The concept of setting up a UNHCR frontline office in Libya, which would effectively assess asylum seekers’ claims before they set sail on rickety boats on the perilous Mediterranean crossing, would be an immensely positive development in what is an otherwise completely Wild West scenario. Those who have had their asylum requests approved would be distributed by the UNHCR across Europe, instead of making their way to Malta or Italy, while failed asylum seekers could be repatriated to their countries of origin straight from Libya.

In an interview in today’s issue, a Syrian man who survived his wife and young child after they perished in the 11 October Lampedusa tragedy says that he believes his wife and daughter did not die in vain as Europe is waking up to and addressing the true scale of the problem.  Let us make sure he is proved right.
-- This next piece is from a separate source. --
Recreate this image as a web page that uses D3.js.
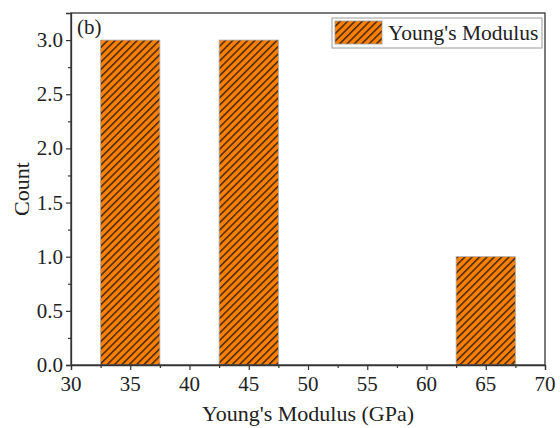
<!DOCTYPE html>
<html>
<head>
<meta charset="utf-8">
<script src="https://cdn.jsdelivr.net/npm/d3@7"></script>
<style>
  html, body { margin: 0; padding: 0; background: #fff; }
</style>
</head>
<body>
<div id="chart"></div>
<script>
// Histogram bins (GPa) and counts
const binStarts = [32.5, 42.5, 62.5];
const binEnds = [37.5, 47.5, 67.5];
const counts = [3, 3, 1];
const xTicks = [30, 35, 40, 45, 50, 55, 60, 65, 70];
const yTicks = [0, 0.5, 1.0, 1.5, 2.0, 2.5, 3.0];
const seriesName = "Young's Modulus";

const W = 560, H = 428;
const m = { left: 71, right: 15, top: 13, bottom: 63 };
const serif = "'Liberation Serif', 'Times New Roman', serif";
const ink = "#222";

const svg = d3.select("#chart").append("svg")
  .attr("width", W).attr("height", H);

// diagonal hatch fill for the bars
const defs = svg.append("defs");
const pat = defs.append("pattern")
  .attr("id", "hatch")
  .attr("patternUnits", "userSpaceOnUse")
  .attr("width", 5.2).attr("height", 5.2)
  .attr("patternTransform", "rotate(45)");
pat.append("rect").attr("width", 5.2).attr("height", 5.2).attr("fill", "#FF8000");
pat.append("line").attr("x1", 0.8).attr("y1", 0).attr("x2", 0.8).attr("y2", 5.2)
  .attr("stroke", "#111").attr("stroke-width", 1.2);

const x = d3.scaleLinear().domain([30, 70]).range([m.left, W - m.right]);
const y = d3.scaleLinear().domain([0, 3.25]).range([H - m.bottom, m.top]);

const bins = binStarts.map((s, i) => ({ x0: s, x1: binEnds[i], n: counts[i] }));

// bars
svg.append("g").selectAll("rect").data(bins).join("rect")
  .attr("x", d => x(d.x0))
  .attr("y", d => y(d.n))
  .attr("width", d => x(d.x1) - x(d.x0))
  .attr("height", d => y(0) - y(d.n))
  .attr("fill", "url(#hatch)")
  .attr("stroke", "#aaa")
  .attr("stroke-width", 0.8);

// frame
svg.append("rect")
  .attr("x", m.left).attr("y", m.top)
  .attr("width", W - m.right - m.left).attr("height", H - m.bottom - m.top)
  .attr("fill", "none").attr("stroke", "#333").attr("stroke-width", 1.3);

// tick marks (major + minor), labels set separately
const xMinor = xTicks.slice(0, -1).map(v => v + 2.5);
const yMinor = yTicks.map(v => v + 0.25).filter(v => v < 3.25);

const gx = svg.append("g").attr("transform", `translate(0,${H - m.bottom})`);
gx.call(d3.axisBottom(x).tickValues(xTicks).tickFormat("").tickSize(5));
gx.append("g").call(d3.axisBottom(x).tickValues(xMinor).tickFormat("").tickSize(3))
  .call(g => g.select(".domain").remove());
gx.append("g").selectAll("text").data(xTicks).join("text")
  .attr("x", d => x(d)).attr("y", 26)
  .attr("text-anchor", "middle")
  .attr("font-family", serif).attr("font-size", 21).attr("fill", ink)
  .text(d3.format("d"));

const gy = svg.append("g").attr("transform", `translate(${m.left},0)`);
gy.call(d3.axisLeft(y).tickValues(yTicks).tickFormat("").tickSize(5));
gy.append("g").call(d3.axisLeft(y).tickValues(yMinor).tickFormat("").tickSize(3))
  .call(g => g.select(".domain").remove());
gy.append("g").selectAll("text").data(yTicks).join("text")
  .attr("x", -8).attr("y", d => y(d) + 7)
  .attr("text-anchor", "end")
  .attr("font-family", serif).attr("font-size", 21).attr("fill", ink)
  .text(d3.format(".1f"));

svg.selectAll(".domain").attr("stroke", "#333").attr("stroke-width", 1.3);
svg.selectAll(".tick line").attr("stroke", "#333").attr("stroke-width", 1.2);

// axis titles
svg.append("text")
  .attr("x", 308).attr("y", 421)
  .attr("text-anchor", "middle")
  .attr("font-family", serif).attr("font-size", 22).attr("fill", ink)
  .text("Young's Modulus (GPa)");
svg.append("text")
  .attr("transform", `translate(29,${(m.top + H - m.bottom) / 2}) rotate(-90)`)
  .attr("text-anchor", "middle")
  .attr("font-family", serif).attr("font-size", 22).attr("fill", ink)
  .text("Count");

// panel label
svg.append("text").attr("x", 77).attr("y", 34)
  .attr("font-family", serif).attr("font-size", 21).attr("fill", ink)
  .text("(b)");

// legend
const lg = svg.append("g");
lg.append("rect").attr("x", 332).attr("y", 18).attr("width", 210).attr("height", 30)
  .attr("fill", "#fff").attr("stroke", "#999").attr("stroke-width", 1);
lg.append("rect").attr("x", 335).attr("y", 21).attr("width", 47).attr("height", 23)
  .attr("fill", "url(#hatch)").attr("stroke", "#999").attr("stroke-width", 0.8);
lg.append("text").attr("x", 388).attr("y", 40)
  .attr("font-family", serif).attr("font-size", 21.5).attr("fill", ink)
  .text(seriesName);
</script>
</body>
</html>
But despite that, and despite the fact that the European Commission and so many more have pledged there would never be another repeat of the October tragedies, the loss of life continues. Who knows how many more lives will be lost before the summer gives way to autumn? 

The EU must, once and for all, commit itself to addressing this perpetual humanitarian crisis and say, once and for all, that “enough is enough”.